Both Reycraft and Van Hook said they are optimistic about the benefits of the change.
“What I’m expecting is a huge reduction in incidents – huge reduction, because they can no longer do it for noncompliance,” Reycraft said “They can only do it for danger to self or others.”
Still, they said the law could have more teeth.
“There’s no hard consequences outlined,” Van Hook said.
In a letter explaining his decision to sign SB 1459, Ducey said the law would benefit from considering protections for “well-intentioned individuals acting in good faith in emergency situations.”
Van Hook said she disagrees with the governor.
“If you give them immunity you’re basically saying, ‘Take my child, it doesn’t matter, you have permission to hurt them and nothing happens.’ It’s not OK,” she said.
Richard Murphy, a Phoenix lawyer who represents students with disabilities and their families, said the law is a good first step toward addressing problems with restraint and seclusion. listen
Still, Murphy said that he would have liked to see the law focus more on training school staff.
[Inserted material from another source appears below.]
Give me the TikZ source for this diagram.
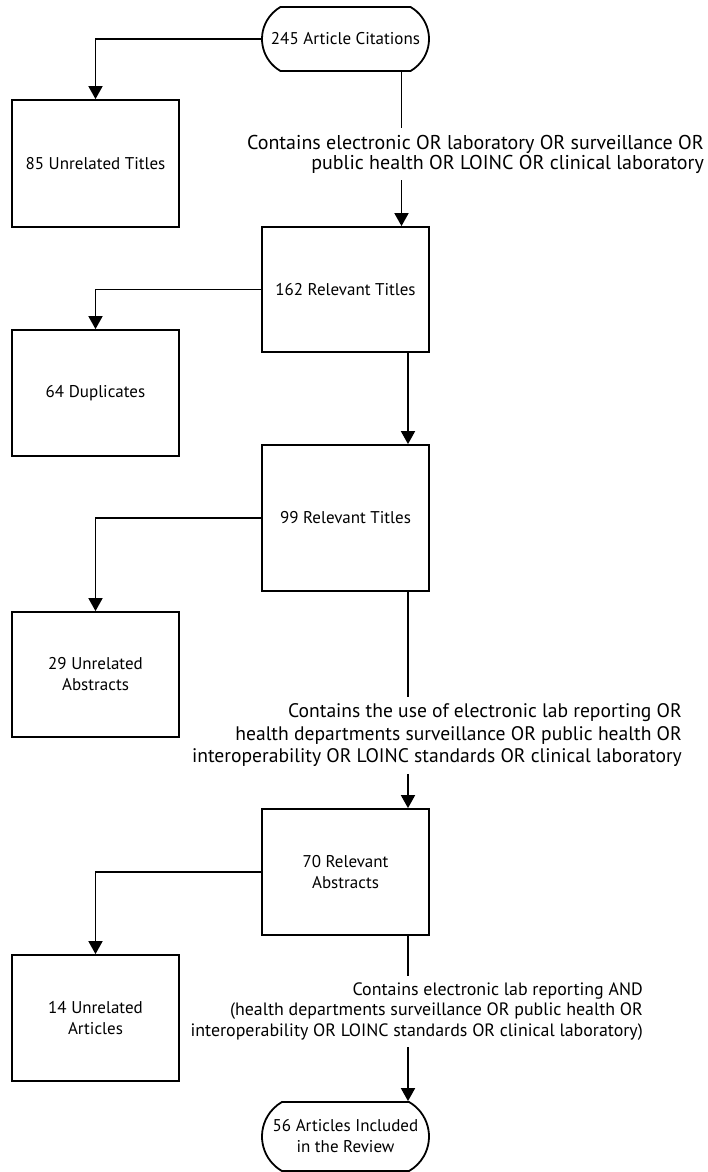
\documentclass[tikz,border=0pt]{standalone}
\usepackage{fontspec}
\setmainfont{PT Sans}
\usetikzlibrary{arrows.meta,shapes.misc}

\begin{document}
\begin{tikzpicture}[x=1pt, y=-1pt,
    box/.style={draw, line width=1.8pt, minimum width=167pt, align=center, inner sep=0pt,
      font=\fontsize{17}{21}\selectfont},
    term/.style={box, rounded rectangle, rounded rectangle arc length=120},
    crit/.style={align=right, anchor=east, inner sep=0pt, outer ysep=7pt},
    link/.style={line width=1.8pt},
    arr/.style={link, -{Triangle[width=14pt,length=13pt]}}]
\useasboundingbox (0,0) rectangle (707,1172);

\node[term, minimum height=64pt] (cites) at (345.5,39) {245 Article Citations};
\node[box, minimum height=127pt] (unrel1) at (95.5,163.5) {85 Unrelated Titles};
\node[crit, font=\fontsize{20}{20}\selectfont] (crit1) at (704,154)
  {Contains electronic OR laboratory OR surveillance OR\\
  public health OR LOINC OR clinical laboratory};
\node[box, minimum height=125pt] (rel1) at (345.5,289.5) {162 Relevant Titles};
\node[box, minimum height=126pt] (dupl) at (95.5,393) {64 Duplicates};
\node[box, minimum height=146pt] (rel2) at (345.5,518) {99 Relevant Titles};
\node[box, minimum height=125pt] (unrel2) at (95.5,674.5) {29 Unrelated\\Abstracts};
\node[crit, font=\fontsize{19.6}{22.5}\selectfont] (crit2) at (682,735.5)
  {Contains the use of electronic lab reporting OR\\
  health departments surveillance OR public health OR\\
  interoperability OR LOINC standards OR clinical laboratory};
\node[box, minimum height=126pt] (rel3) at (345.5,872) {70 Relevant\\Abstracts};
\node[box, minimum height=126pt] (unrel3) at (95.5,1018) {14 Unrelated\\Articles};
\node[crit, font=\fontsize{17.9}{20.5}\selectfont] (crit3) at (643,1011.5)
  {Contains electronic lab reporting AND\\
  (health departments surveillance OR public health OR\\
  interoperability OR LOINC standards OR clinical laboratory)};
\node[term, minimum height=69pt] (incl) at (345.5,1136.5) {56 Articles Included\\in the Review};

\coordinate (t1) at ([xshift=56pt]cites.south);
\coordinate (b1) at ([xshift=56pt]rel1.north);
\coordinate (t2) at ([xshift=62.5pt]rel2.south);
\coordinate (b2) at ([xshift=62.5pt]rel3.north);
\coordinate (t3) at ([xshift=62.5pt]rel3.south);
\coordinate (b3) at ([xshift=62.5pt]incl.north);

\draw[arr] (cites.west) -| (unrel1.north);
\draw[link] (t1) -- (t1 |- crit1.north);
\draw[arr] (t1 |- crit1.south) -- (b1);
\draw[arr] (rel1.west) -| (dupl.north);
\draw[arr] ([xshift=62.5pt]rel1.south) -- ([xshift=62.5pt]rel2.north);
\draw[arr] (rel2.west) -| (unrel2.north);
\draw[link] (t2) -- (t2 |- crit2.north);
\draw[arr] (t2 |- crit2.south) -- (b2);
\draw[arr] (rel3.west) -| (unrel3.north);
\draw[link] (t3) -- (t3 |- crit3.north);
\draw[arr] (t3 |- crit3.south) -- (b3);
\end{tikzpicture}
\end{document}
“It says trained personnel should be the ones that do the restraint, but oftentimes what happens is the training that’s given is restraint training,” he said. “And if you’re trained on how to do restraints and you’re not trained on all of the other things that you could be trained on – de-escalation, dealing with the students behaviors to try and stop them before they get to that point.”
Hope Kirsch, a special education attorney and 18-year special education teacher and administrator, called the law “a grand step” toward understanding what goes on in school and bringing attention to the topic of restraint and seclusion.
“What happens is the testimony of so many parents before the Arizona Legislature is that so many of the legislators stated, ‘I didn’t even know that this existed.’ So, it brings a greater awareness and means that parents can now say, ‘I want to see this room,’” she said.
Larry Clausen, executive director of the Arizona Developmental Disabilities Planning Council, an independent state government entity that advocates for those with developmental disabilities, said between 30 and 40 school districts have policies offering alternatives to restraint and seclusion. Called Positive Intervention Behavior and Supports, or PIBS, it focuses on reinforcing positive behavior.
“Across the country, schools that implement PBIS essentially change the culture of the school, so it’s really not appropriate for restraint and seclusion to be used once PBIS is in place,” he said.
Clausen said a good next step for Arizona would be focusing on collecting data about the use of restraint and seclusion.
“Ideally, it would be nice to be able to track at a baseline how much maladaptive behavior is occurring in the school and how often restraint and seclusion has to be used,” Clausen said.